**Required task:**
Show each line from the listing that includes the word "this".

**Records provided:**
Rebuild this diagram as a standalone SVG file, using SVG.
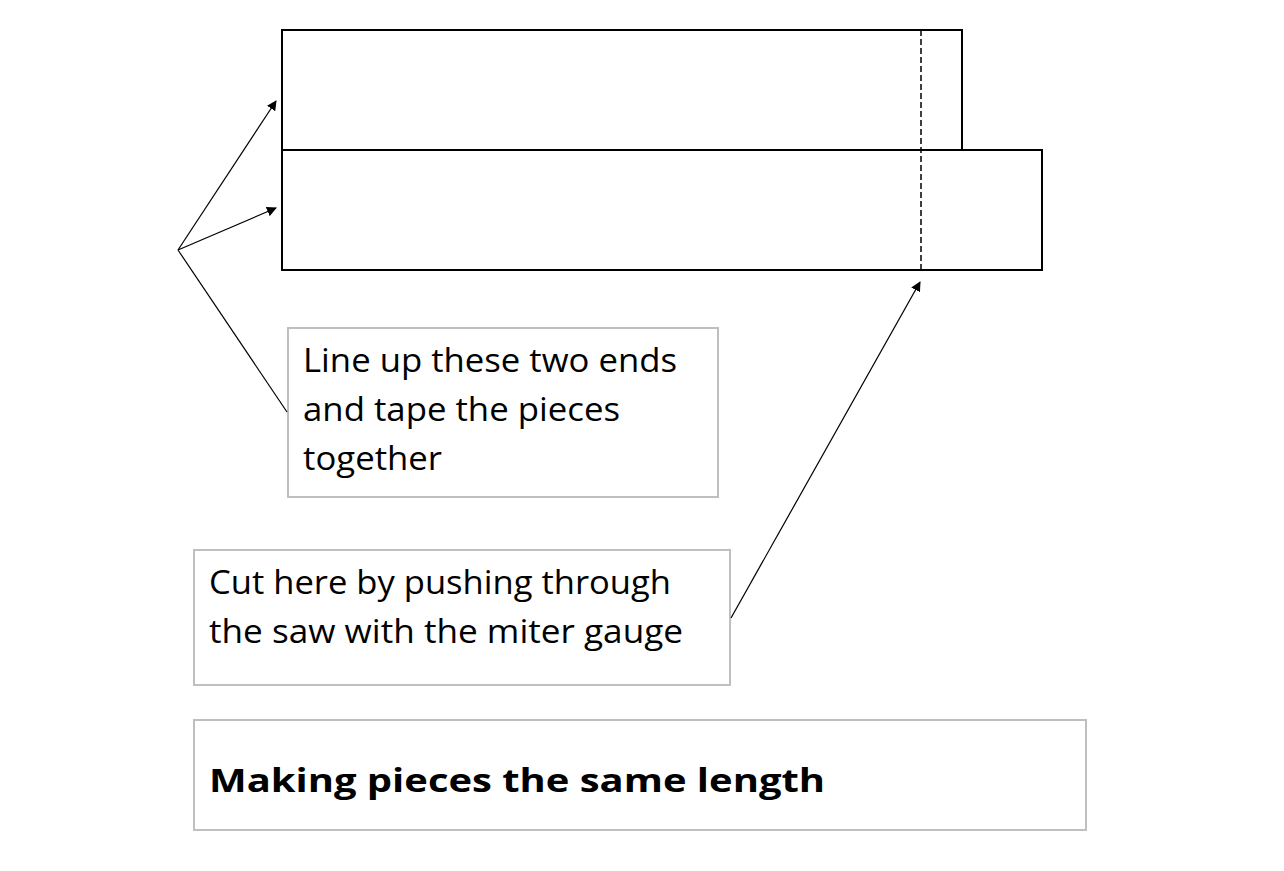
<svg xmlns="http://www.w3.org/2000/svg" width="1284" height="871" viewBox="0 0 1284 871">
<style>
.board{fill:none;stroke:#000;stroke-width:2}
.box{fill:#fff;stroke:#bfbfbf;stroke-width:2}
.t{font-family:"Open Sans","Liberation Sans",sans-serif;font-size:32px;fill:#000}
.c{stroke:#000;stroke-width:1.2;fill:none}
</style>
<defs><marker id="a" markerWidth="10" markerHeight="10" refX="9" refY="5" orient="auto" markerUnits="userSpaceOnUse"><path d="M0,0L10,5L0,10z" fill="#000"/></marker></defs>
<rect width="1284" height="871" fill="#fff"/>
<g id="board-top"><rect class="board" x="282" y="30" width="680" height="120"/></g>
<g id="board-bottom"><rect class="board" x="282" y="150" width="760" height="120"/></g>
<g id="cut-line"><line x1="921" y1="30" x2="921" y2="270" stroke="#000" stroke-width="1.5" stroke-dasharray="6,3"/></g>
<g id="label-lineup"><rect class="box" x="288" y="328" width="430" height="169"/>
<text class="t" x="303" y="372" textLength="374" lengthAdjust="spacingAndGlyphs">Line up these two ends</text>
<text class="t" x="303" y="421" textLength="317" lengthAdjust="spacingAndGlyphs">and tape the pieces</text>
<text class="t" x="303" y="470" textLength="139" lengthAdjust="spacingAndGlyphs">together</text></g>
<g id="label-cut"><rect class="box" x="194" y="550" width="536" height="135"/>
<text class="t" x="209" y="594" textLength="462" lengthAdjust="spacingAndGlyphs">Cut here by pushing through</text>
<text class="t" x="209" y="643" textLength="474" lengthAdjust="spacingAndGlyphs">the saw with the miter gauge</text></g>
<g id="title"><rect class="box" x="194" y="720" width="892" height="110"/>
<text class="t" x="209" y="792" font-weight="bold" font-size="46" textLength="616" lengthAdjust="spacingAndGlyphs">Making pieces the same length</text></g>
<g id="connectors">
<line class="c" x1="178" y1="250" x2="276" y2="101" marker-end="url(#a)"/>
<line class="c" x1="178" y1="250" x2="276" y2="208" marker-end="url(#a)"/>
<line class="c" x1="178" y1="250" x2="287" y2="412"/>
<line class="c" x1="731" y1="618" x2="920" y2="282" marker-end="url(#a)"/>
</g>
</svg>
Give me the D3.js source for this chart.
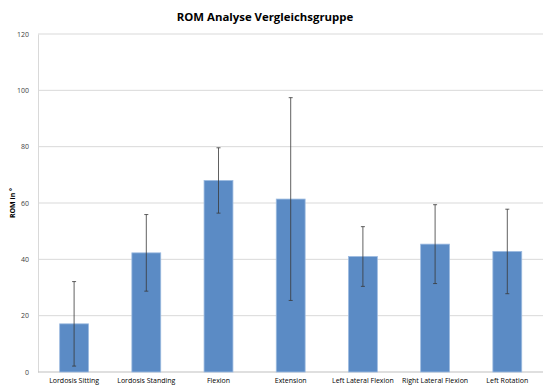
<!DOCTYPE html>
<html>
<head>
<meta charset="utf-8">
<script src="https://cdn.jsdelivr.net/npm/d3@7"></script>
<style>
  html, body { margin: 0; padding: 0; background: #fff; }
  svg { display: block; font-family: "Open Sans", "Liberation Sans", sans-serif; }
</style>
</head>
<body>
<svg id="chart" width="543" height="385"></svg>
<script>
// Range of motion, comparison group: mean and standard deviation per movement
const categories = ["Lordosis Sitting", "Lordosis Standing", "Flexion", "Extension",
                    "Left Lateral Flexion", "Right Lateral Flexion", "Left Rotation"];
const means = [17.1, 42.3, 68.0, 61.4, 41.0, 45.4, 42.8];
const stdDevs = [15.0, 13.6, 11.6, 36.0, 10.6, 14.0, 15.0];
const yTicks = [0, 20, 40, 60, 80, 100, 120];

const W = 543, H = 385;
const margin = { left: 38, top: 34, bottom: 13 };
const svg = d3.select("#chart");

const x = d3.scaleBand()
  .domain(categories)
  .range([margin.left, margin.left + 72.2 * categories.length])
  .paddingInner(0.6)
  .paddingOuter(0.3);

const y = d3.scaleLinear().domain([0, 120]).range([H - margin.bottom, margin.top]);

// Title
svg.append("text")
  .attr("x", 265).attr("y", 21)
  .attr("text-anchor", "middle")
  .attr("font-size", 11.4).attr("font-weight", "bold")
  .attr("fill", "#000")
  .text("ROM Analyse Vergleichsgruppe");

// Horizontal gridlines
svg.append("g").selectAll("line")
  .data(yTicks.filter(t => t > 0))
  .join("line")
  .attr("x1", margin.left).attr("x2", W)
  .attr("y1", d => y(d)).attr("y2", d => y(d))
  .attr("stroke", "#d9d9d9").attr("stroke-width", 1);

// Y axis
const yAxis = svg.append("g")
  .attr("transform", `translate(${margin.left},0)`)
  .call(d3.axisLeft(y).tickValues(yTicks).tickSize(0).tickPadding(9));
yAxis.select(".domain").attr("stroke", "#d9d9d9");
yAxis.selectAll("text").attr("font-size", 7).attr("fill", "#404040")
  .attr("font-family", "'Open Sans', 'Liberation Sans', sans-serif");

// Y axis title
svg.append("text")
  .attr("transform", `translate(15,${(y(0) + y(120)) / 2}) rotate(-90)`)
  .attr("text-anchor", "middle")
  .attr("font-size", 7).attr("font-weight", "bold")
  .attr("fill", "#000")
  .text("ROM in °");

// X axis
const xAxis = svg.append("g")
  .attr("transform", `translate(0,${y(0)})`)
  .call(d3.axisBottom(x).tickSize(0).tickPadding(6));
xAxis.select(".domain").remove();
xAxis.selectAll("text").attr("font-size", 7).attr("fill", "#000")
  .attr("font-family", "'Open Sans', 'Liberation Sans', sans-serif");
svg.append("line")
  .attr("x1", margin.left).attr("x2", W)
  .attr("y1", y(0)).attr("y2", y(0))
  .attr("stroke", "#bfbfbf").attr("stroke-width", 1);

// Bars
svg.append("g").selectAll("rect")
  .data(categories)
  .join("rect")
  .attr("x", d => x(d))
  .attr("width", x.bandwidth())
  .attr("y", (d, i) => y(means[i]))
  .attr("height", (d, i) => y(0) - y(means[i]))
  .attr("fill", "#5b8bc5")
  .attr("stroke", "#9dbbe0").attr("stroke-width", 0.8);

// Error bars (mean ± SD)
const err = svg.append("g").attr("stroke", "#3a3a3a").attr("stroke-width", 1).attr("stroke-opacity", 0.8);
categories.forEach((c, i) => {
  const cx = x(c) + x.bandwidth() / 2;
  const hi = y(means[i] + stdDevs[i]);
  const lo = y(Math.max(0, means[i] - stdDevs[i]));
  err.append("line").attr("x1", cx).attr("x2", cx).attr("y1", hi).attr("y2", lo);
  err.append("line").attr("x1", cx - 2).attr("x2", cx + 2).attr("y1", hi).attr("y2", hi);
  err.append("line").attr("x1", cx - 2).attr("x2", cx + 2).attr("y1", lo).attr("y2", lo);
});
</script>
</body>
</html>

---

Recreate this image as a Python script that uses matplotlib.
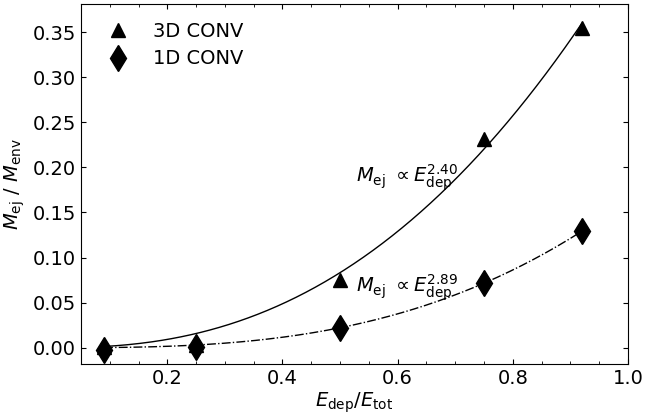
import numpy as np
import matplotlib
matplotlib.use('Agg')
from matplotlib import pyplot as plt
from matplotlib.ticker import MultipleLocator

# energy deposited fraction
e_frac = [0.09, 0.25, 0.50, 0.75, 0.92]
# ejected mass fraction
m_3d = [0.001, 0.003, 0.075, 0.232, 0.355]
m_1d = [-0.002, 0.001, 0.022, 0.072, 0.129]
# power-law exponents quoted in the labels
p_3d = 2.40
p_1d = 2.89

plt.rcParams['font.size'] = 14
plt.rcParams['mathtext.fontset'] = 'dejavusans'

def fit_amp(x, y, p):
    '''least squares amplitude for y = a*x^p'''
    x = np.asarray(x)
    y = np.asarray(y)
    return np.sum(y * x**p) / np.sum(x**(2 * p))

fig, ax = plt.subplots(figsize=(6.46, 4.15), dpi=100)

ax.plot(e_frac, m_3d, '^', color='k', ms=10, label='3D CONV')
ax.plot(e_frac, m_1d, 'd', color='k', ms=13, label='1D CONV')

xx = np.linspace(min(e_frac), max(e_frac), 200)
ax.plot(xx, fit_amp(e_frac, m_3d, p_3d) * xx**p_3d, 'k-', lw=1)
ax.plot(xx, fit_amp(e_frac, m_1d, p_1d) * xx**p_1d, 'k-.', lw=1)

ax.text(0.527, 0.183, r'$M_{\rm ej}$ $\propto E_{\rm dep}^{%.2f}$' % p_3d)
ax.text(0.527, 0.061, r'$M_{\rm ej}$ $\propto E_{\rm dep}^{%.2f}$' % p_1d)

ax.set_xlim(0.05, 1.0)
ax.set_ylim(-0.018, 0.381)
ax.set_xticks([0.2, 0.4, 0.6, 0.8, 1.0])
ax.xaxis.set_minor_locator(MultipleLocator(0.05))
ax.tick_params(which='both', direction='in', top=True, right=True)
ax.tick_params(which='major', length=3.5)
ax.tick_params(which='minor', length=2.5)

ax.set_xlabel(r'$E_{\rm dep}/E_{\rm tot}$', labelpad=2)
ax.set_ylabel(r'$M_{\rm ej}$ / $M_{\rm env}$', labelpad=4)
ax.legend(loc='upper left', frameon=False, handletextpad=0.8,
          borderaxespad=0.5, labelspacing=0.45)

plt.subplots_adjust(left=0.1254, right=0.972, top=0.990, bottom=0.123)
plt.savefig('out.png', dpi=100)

**The answer:**
Rebuild this diagram as a standalone SVG file, using SVG.
Give me the D3.js source for this chart.
Recreate this image as a Python script that uses matplotlib.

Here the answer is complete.